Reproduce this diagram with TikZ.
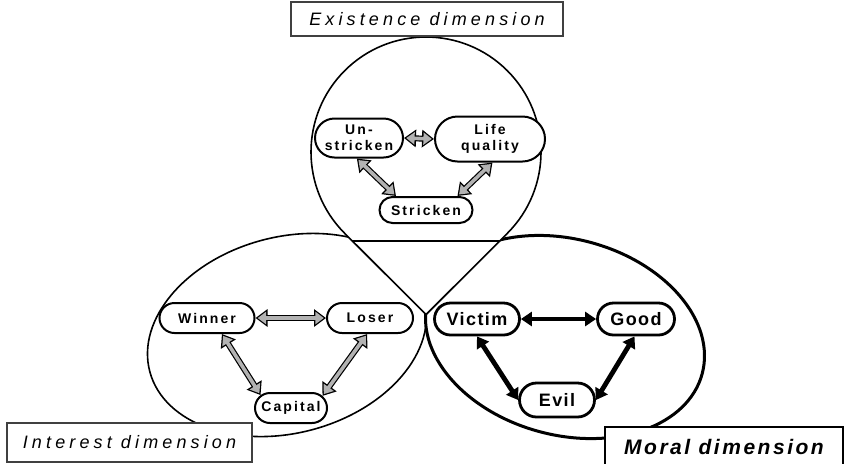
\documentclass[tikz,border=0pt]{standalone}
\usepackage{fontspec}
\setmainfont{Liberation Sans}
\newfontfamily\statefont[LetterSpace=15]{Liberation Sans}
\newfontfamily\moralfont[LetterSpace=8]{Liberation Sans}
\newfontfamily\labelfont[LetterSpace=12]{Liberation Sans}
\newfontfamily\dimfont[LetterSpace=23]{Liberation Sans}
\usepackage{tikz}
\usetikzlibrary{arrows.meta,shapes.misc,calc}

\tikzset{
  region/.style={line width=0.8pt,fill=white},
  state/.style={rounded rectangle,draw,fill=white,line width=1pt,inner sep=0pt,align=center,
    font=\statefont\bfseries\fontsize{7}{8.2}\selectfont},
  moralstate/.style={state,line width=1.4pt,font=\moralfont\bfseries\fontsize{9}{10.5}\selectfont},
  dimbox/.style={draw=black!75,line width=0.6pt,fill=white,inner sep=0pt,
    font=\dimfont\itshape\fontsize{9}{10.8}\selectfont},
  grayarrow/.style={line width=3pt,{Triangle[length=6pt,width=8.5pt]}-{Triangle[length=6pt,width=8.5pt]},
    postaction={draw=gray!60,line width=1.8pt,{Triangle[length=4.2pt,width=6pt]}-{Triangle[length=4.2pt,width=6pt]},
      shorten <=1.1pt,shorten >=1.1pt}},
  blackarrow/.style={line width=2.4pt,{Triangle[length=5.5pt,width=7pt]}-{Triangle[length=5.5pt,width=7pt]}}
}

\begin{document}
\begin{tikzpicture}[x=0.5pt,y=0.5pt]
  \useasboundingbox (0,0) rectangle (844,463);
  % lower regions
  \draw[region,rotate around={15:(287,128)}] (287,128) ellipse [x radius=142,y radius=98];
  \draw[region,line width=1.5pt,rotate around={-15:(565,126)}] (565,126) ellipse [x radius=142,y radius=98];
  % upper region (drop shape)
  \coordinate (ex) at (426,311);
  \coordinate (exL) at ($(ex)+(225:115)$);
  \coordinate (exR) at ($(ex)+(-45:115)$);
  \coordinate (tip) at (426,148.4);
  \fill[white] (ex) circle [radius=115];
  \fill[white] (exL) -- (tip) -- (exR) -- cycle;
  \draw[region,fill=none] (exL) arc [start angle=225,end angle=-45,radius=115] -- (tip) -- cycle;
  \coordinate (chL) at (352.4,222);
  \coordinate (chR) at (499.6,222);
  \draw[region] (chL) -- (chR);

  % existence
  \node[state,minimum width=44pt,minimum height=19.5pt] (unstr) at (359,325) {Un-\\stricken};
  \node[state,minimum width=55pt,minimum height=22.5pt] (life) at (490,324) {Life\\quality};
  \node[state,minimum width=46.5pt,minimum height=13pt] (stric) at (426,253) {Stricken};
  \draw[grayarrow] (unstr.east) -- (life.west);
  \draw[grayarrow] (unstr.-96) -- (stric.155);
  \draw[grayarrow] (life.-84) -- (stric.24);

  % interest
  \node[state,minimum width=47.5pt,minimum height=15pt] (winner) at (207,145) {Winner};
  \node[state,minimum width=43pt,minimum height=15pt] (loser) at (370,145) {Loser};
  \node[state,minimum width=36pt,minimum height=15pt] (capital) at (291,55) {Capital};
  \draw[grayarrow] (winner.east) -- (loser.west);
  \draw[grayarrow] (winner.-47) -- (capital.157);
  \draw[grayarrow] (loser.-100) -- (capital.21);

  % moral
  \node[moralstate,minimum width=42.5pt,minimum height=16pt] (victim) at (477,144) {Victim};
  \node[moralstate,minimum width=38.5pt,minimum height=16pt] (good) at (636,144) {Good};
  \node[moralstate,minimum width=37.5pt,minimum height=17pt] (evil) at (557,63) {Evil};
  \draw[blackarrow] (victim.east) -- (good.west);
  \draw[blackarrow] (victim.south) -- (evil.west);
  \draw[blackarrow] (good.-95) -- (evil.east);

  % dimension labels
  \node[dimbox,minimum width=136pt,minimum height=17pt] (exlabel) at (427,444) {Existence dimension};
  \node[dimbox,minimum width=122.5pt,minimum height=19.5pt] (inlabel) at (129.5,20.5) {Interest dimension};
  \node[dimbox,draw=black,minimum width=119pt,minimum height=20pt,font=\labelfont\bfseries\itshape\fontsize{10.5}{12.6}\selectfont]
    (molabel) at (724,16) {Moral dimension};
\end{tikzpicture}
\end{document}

• [Requirements]
Leave out all pictures, then copy the remaining material exactly.

• [Exercise answer]
Reproduce this diagram with TikZ.
\documentclass[tikz,border=0pt]{standalone}
\usepackage{fontspec}
\setmainfont{Liberation Sans}
\newfontfamily\statefont[LetterSpace=15]{Liberation Sans}
\newfontfamily\moralfont[LetterSpace=8]{Liberation Sans}
\newfontfamily\labelfont[LetterSpace=12]{Liberation Sans}
\newfontfamily\dimfont[LetterSpace=23]{Liberation Sans}
\usepackage{tikz}
\usetikzlibrary{arrows.meta,shapes.misc,calc}

\tikzset{
  region/.style={line width=0.8pt,fill=white},
  state/.style={rounded rectangle,draw,fill=white,line width=1pt,inner sep=0pt,align=center,
    font=\statefont\bfseries\fontsize{7}{8.2}\selectfont},
  moralstate/.style={state,line width=1.4pt,font=\moralfont\bfseries\fontsize{9}{10.5}\selectfont},
  dimbox/.style={draw=black!75,line width=0.6pt,fill=white,inner sep=0pt,
    font=\dimfont\itshape\fontsize{9}{10.8}\selectfont},
  grayarrow/.style={line width=3pt,{Triangle[length=6pt,width=8.5pt]}-{Triangle[length=6pt,width=8.5pt]},
    postaction={draw=gray!60,line width=1.8pt,{Triangle[length=4.2pt,width=6pt]}-{Triangle[length=4.2pt,width=6pt]},
      shorten <=1.1pt,shorten >=1.1pt}},
  blackarrow/.style={line width=2.4pt,{Triangle[length=5.5pt,width=7pt]}-{Triangle[length=5.5pt,width=7pt]}}
}

\begin{document}
\begin{tikzpicture}[x=0.5pt,y=0.5pt]
  \useasboundingbox (0,0) rectangle (844,463);
  % lower regions
  \draw[region,rotate around={15:(287,128)}] (287,128) ellipse [x radius=142,y radius=98];
  \draw[region,line width=1.5pt,rotate around={-15:(565,126)}] (565,126) ellipse [x radius=142,y radius=98];
  % upper region (drop shape)
  \coordinate (ex) at (426,311);
  \coordinate (exL) at ($(ex)+(225:115)$);
  \coordinate (exR) at ($(ex)+(-45:115)$);
  \coordinate (tip) at (426,148.4);
  \fill[white] (ex) circle [radius=115];
  \fill[white] (exL) -- (tip) -- (exR) -- cycle;
  \draw[region,fill=none] (exL) arc [start angle=225,end angle=-45,radius=115] -- (tip) -- cycle;
  \coordinate (chL) at (352.4,222);
  \coordinate (chR) at (499.6,222);
  \draw[region] (chL) -- (chR);

  % existence
  \node[state,minimum width=44pt,minimum height=19.5pt] (unstr) at (359,325) {Un-\\stricken};
  \node[state,minimum width=55pt,minimum height=22.5pt] (life) at (490,324) {Life\\quality};
  \node[state,minimum width=46.5pt,minimum height=13pt] (stric) at (426,253) {Stricken};
  \draw[grayarrow] (unstr.east) -- (life.west);
  \draw[grayarrow] (unstr.-96) -- (stric.155);
  \draw[grayarrow] (life.-84) -- (stric.24);

  % interest
  \node[state,minimum width=47.5pt,minimum height=15pt] (winner) at (207,145) {Winner};
  \node[state,minimum width=43pt,minimum height=15pt] (loser) at (370,145) {Loser};
  \node[state,minimum width=36pt,minimum height=15pt] (capital) at (291,55) {Capital};
  \draw[grayarrow] (winner.east) -- (loser.west);
  \draw[grayarrow] (winner.-47) -- (capital.157);
  \draw[grayarrow] (loser.-100) -- (capital.21);

  % moral
  \node[moralstate,minimum width=42.5pt,minimum height=16pt] (victim) at (477,144) {Victim};
  \node[moralstate,minimum width=38.5pt,minimum height=16pt] (good) at (636,144) {Good};
  \node[moralstate,minimum width=37.5pt,minimum height=17pt] (evil) at (557,63) {Evil};
  \draw[blackarrow] (victim.east) -- (good.west);
  \draw[blackarrow] (victim.south) -- (evil.west);
  \draw[blackarrow] (good.-95) -- (evil.east);

  % dimension labels
  \node[dimbox,minimum width=136pt,minimum height=17pt] (exlabel) at (427,444) {Existence dimension};
  \node[dimbox,minimum width=122.5pt,minimum height=19.5pt] (inlabel) at (129.5,20.5) {Interest dimension};
  \node[dimbox,draw=black,minimum width=119pt,minimum height=20pt,font=\labelfont\bfseries\itshape\fontsize{10.5}{12.6}\selectfont]
    (molabel) at (724,16) {Moral dimension};
\end{tikzpicture}
\end{document}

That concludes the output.